Peraturan Menteri ESDM Nomor 26 Tahun 2018 tentang Pelaksanaan Kaidah Pertambangan yang Baik dan Pengawasan Pertambangan Mineral dan Batu Bara: Peraturan ini mengatur standar operasional yang harus dipatuhi oleh perusahaan tambang untuk memastikan kegiatan pertambangan dilakukan dengan baik dan sesuai dengan kaidah lingkungan.
Undang-Undang Nomor 32 Tahun 2009 tentang Perlindungan dan Pengelolaan Lingkungan Hidup (UU PPLH): UU ini mengatur tentang perlindungan dan pengelolaan lingkungan hidup, termasuk dampak lingkungan dari kegiatan pertambangan. Beberapa poin penting dari UU PPLH adalah:
Amdal (Analisis Mengenai Dampak Lingkungan): Setiap kegiatan pertambangan wajib memiliki Amdal untuk menilai dampak lingkungan dari kegiatan tersebut dan merumuskan langkah-langkah mitigasi.
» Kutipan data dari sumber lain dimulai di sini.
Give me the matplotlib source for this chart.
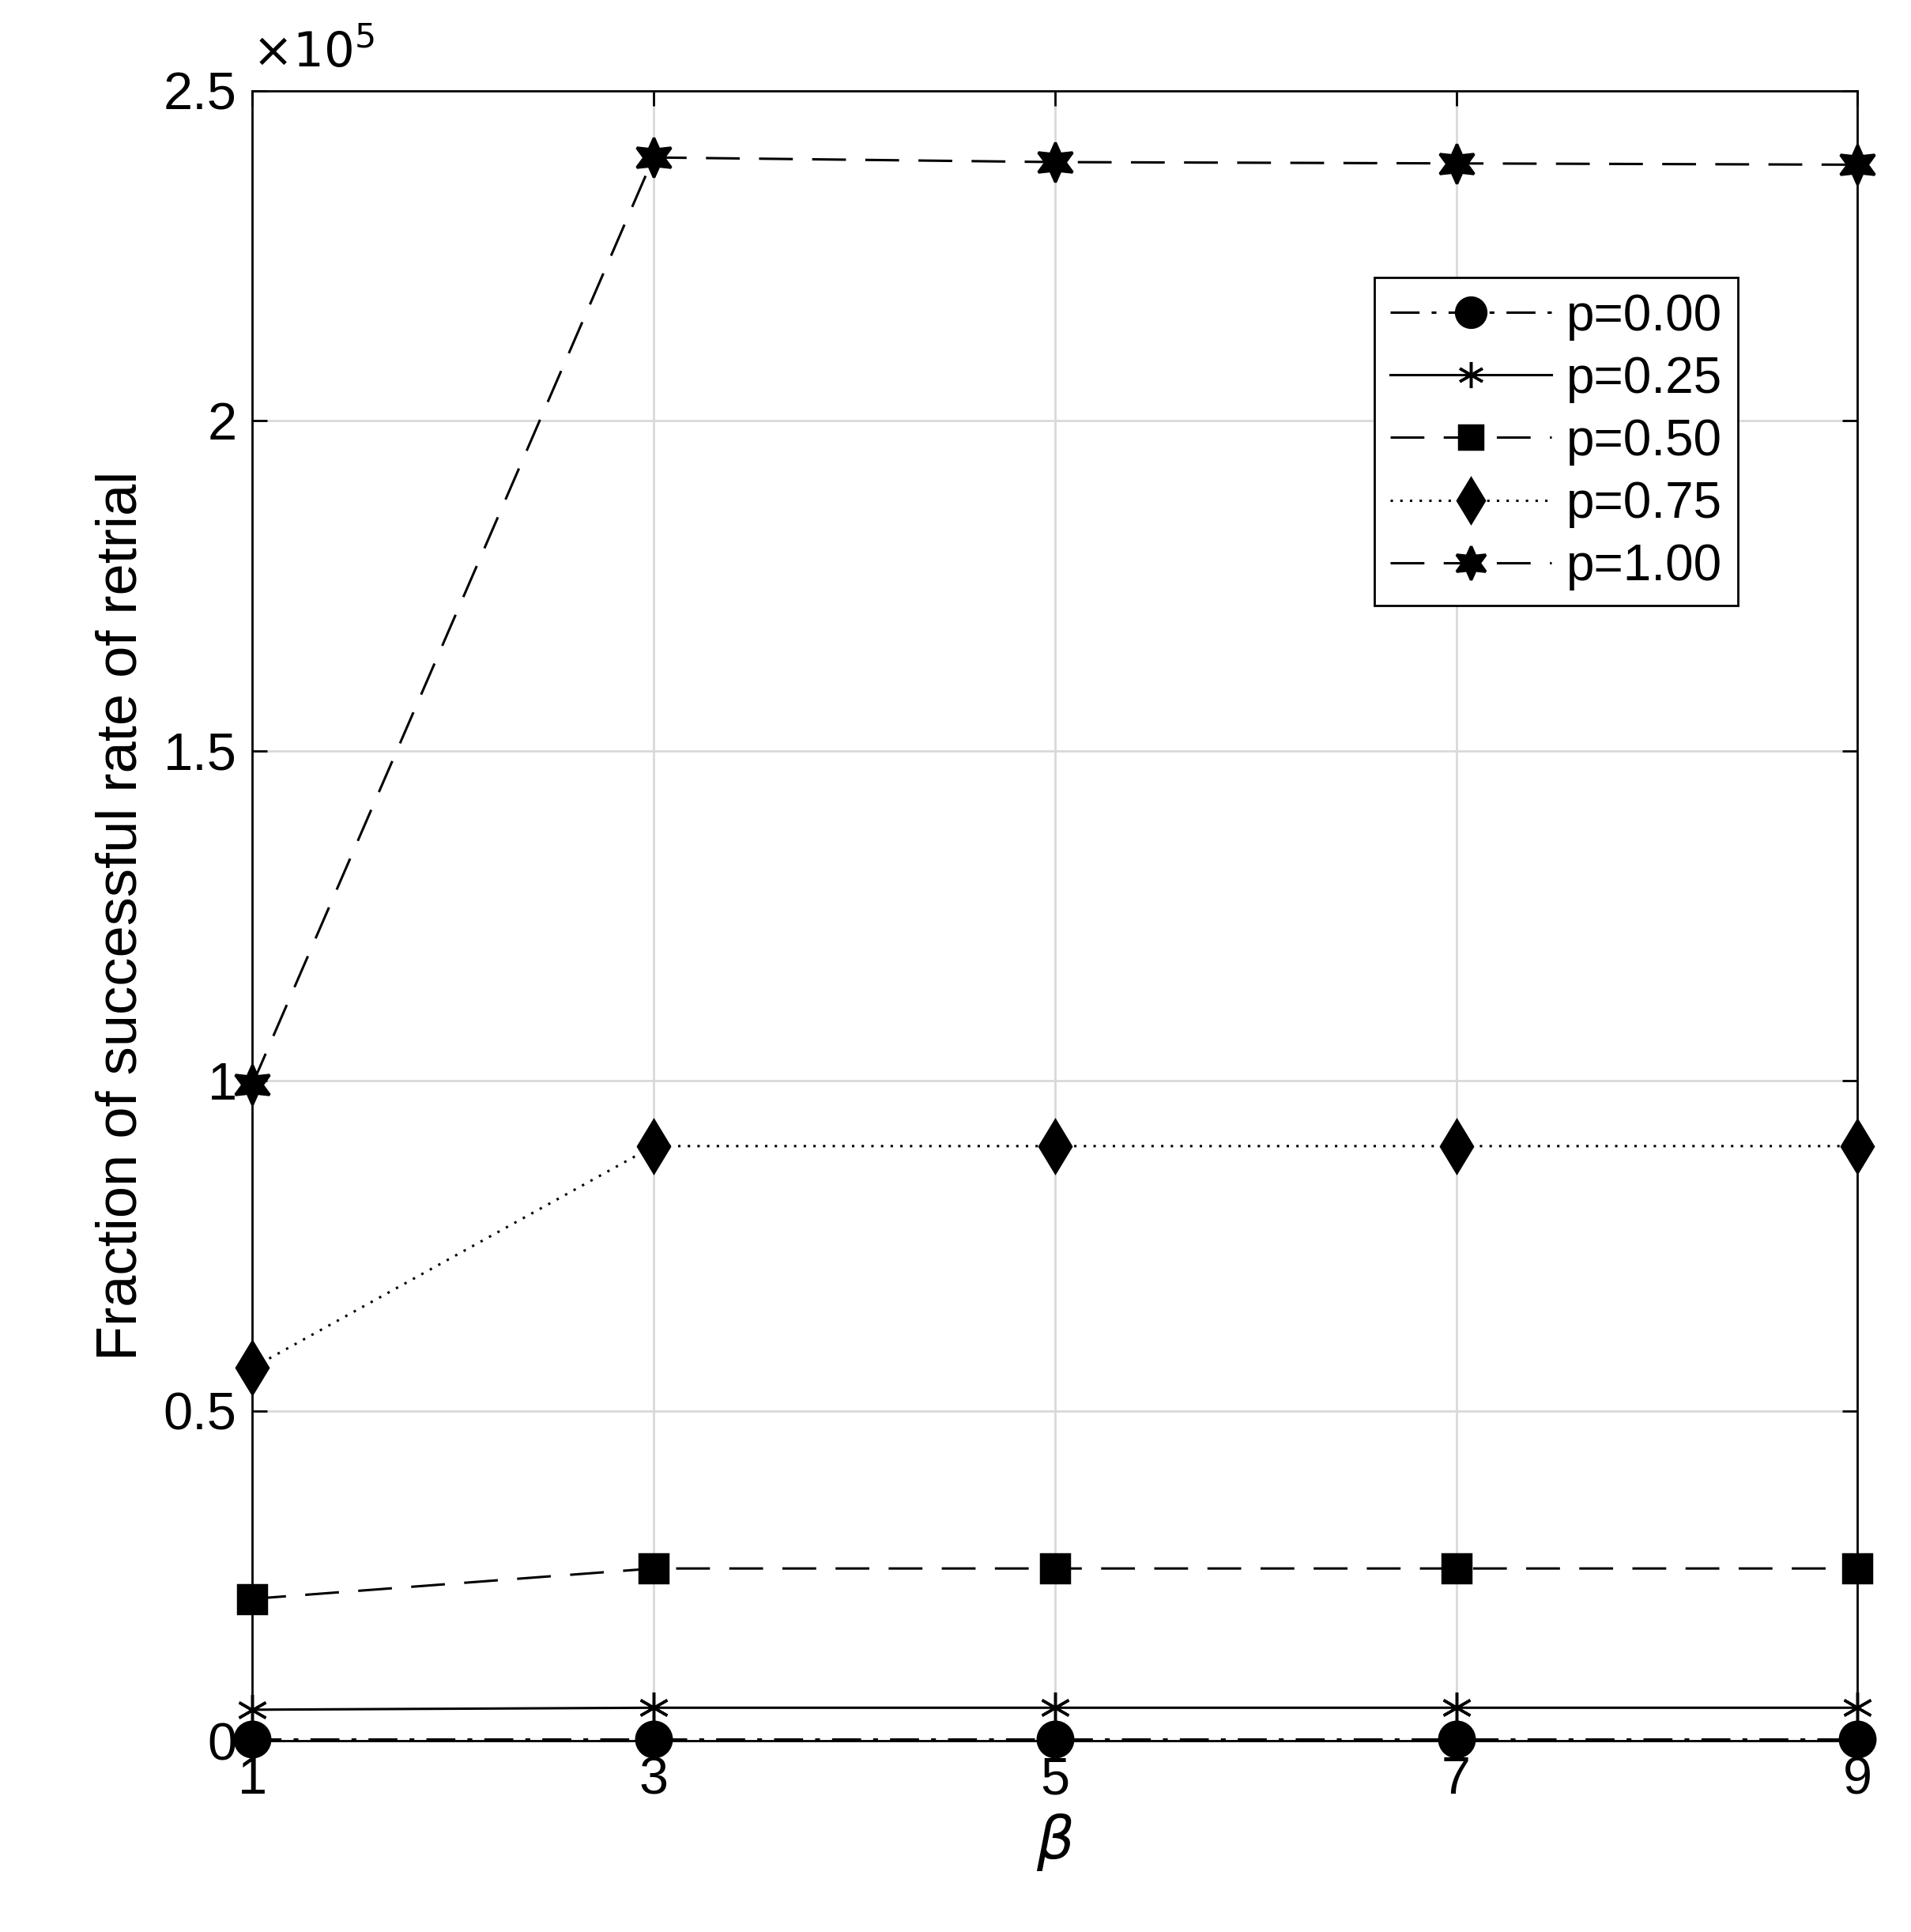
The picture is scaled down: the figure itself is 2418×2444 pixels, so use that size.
import matplotlib
matplotlib.use("Agg")
import matplotlib.pyplot as plt
from matplotlib.ticker import FuncFormatter

plt.rcParams['font.family'] = ['Liberation Sans', 'DejaVu Sans']

beta = [1, 3, 5, 7, 9]
labels = ['p=0.00', 'p=0.25', 'p=0.50', 'p=0.75', 'p=1.00']
p000 = [0.002e5, 0.002e5, 0.002e5, 0.002e5, 0.002e5]
p025 = [0.047e5, 0.050e5, 0.050e5, 0.050e5, 0.050e5]
p050 = [0.215e5, 0.261e5, 0.261e5, 0.261e5, 0.261e5]
p075 = [0.565e5, 0.901e5, 0.901e5, 0.901e5, 0.901e5]
p100 = [0.994e5, 2.399e5, 2.392e5, 2.390e5, 2.388e5]

series = [p000, p025, p050, p075, p100]
markers = ['o', (6, 2, 0), 's', 'd', (6, 1, 0)]
styles = [(0, (12, 5, 2, 5)), '-', (0, (14, 8)), (0, (1, 3)), (0, (14, 8))]
msizes = [32, 28, 26, 34, 36]

fig = plt.figure(figsize=(24.18, 24.44), dpi=100)
ax = fig.add_axes([0.132, 0.099, 0.84, 0.854])
for y, lab, m, ls, ms in zip(series, labels, markers, styles, msizes):
    ax.plot(beta, y, color='black', linestyle=ls, marker=m, markersize=ms,
            linewidth=2.2, label=lab, markerfacecolor='black', markeredgewidth=2.5,
            clip_on=False)

ax.set_xlim(1, 9)
ax.set_ylim(0, 2.5e5)
ax.set_xticks(beta)
ax.set_yticks([0, 0.5e5, 1e5, 1.5e5, 2e5, 2.5e5])
ax.yaxis.set_major_formatter(FuncFormatter(lambda v, p: '%g' % (v / 1e5)))
ax.text(0.0, 1.008, r'$\times10^5$', transform=ax.transAxes, fontsize=44,
        ha='left', va='bottom')
ax.grid(True, color='#d9d9d9', linewidth=2)
ax.set_axisbelow(True)
ax.tick_params(direction='in', length=14, width=2, labelsize=48, top=True, right=True, pad=14)
for s in ax.spines.values():
    s.set_linewidth(2)
ax.set_xlabel(r'$\beta$', fontsize=54, labelpad=6)
ax.set_ylabel('Fraction of successful rate of retrial', fontsize=52, labelpad=14)
leg = ax.legend(loc='upper right', bbox_to_anchor=(0.941, 0.902), fontsize=46,
                fancybox=False, edgecolor='black', handlelength=3.2, framealpha=1,
                labelspacing=0.3, handletextpad=0.3, borderpad=0.3, markerscale=0.85)
leg.get_frame().set_linewidth(2)
fig.savefig('out.png', dpi=100)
Kewajiban Pengelolaan Lingkungan: Perusahaan tambang wajib melakukan pengelolaan lingkungan selama kegiatan pertambangan berlangsung, termasuk pengendalian polusi dan rehabilitasi lahan.
Tantangan dalam Implementasi Aturan Hukum
Meskipun berbagai aturan hukum telah dibuat untuk mengatur pertambangan batu bara di Indonesia, implementasinya masih menghadapi berbagai tantangan. Beberapa tantangan utama adalah:Penegakan Hukum yang Lemah: Salah satu masalah utama adalah lemahnya penegakan hukum. Banyak perusahaan tambang yang melanggar aturan namun tidak mendapatkan sanksi yang tegas. Hal ini disebabkan oleh berbagai faktor, termasuk korupsi dan kurangnya kapasitas pengawasan dari pemerintah.
Konflik Kepentingan: Terdapat konflik kepentingan antara pemerintah pusat dan daerah terkait pembagian hasil tambang dan kewenangan dalam pemberian izin. Hal ini seringkali mengakibatkan tumpang tindih kebijakan dan ketidakefisienan dalam pengelolaan sumber daya.
Kerusakan Lingkungan: Meskipun sudah ada kewajiban reklamasi dan pengelolaan lingkungan, banyak perusahaan tambang yang tidak melaksanakan kewajiban ini dengan baik. Akibatnya, banyak lahan bekas tambang yang dibiarkan terbengkalai dan menimbulkan kerusakan lingkungan yang parah.
Kesejahteraan Masyarakat Lokal: Kegiatan pertambangan seringkali menimbulkan dampak negatif bagi masyarakat lokal, seperti kehilangan mata pencaharian, konflik sosial, dan kerusakan lingkungan. Regulasi yang ada belum sepenuhnya mampu mengatasi masalah ini dan memastikan bahwa masyarakat lokal mendapatkan manfaat yang adil dari kegiatan pertambangan.
Solusi dan Rekomendasi
Untuk mengatasi berbagai tantangan dalam implementasi aturan hukum pertambangan batu bara, beberapa solusi dan rekomendasi dapat diterapkan:Penguatan Penegakan Hukum: Pemerintah perlu meningkatkan kapasitas penegakan hukum dengan cara memperkuat pengawasan, meningkatkan transparansi, dan memberlakukan sanksi yang tegas bagi pelanggar aturan. Kolaborasi dengan lembaga non-pemerintah dan masyarakat sipil juga dapat membantu meningkatkan efektivitas pengawasan.
Peningkatan Koordinasi Antar Lembaga: Untuk mengatasi konflik kepentingan, perlu ada peningkatan koordinasi antara pemerintah pusat dan daerah. Pembagian kewenangan yang jelas dan koordinasi yang baik akan membantu menciptakan kebijakan yang lebih efektif dan efisien.
Penerapan Teknologi Ramah Lingkungan: Perusahaan tambang perlu didorong untuk menerapkan teknologi ramah lingkungan dan praktik pertambangan yang berkelanjutan. Insentif bagi perusahaan yang mematuhi standar lingkungan dapat membantu mendorong perubahan positif ini.
Peningkatan Partisipasi Masyarakat: Masyarakat lokal perlu dilibatkan dalam proses pengambilan keputusan terkait kegiatan pertambangan. Partisipasi aktif masyarakat akan membantu memastikan bahwa kepentingan mereka diperhatikan dan dampak negatif dari kegiatan pertambangan dapat diminimalisir.
Program Rehabilitasi dan Reklamasi yang Efektif: Pemerintah dan perusahaan tambang perlu bekerjasama dalam pelaksanaan program rehabilitasi dan reklamasi lahan bekas tambang. Program ini harus dirancang sedemikian rupa sehingga dapat mengembalikan fungsi ekologis lahan dan memberikan manfaat ekonomi bagi masyarakat lokal.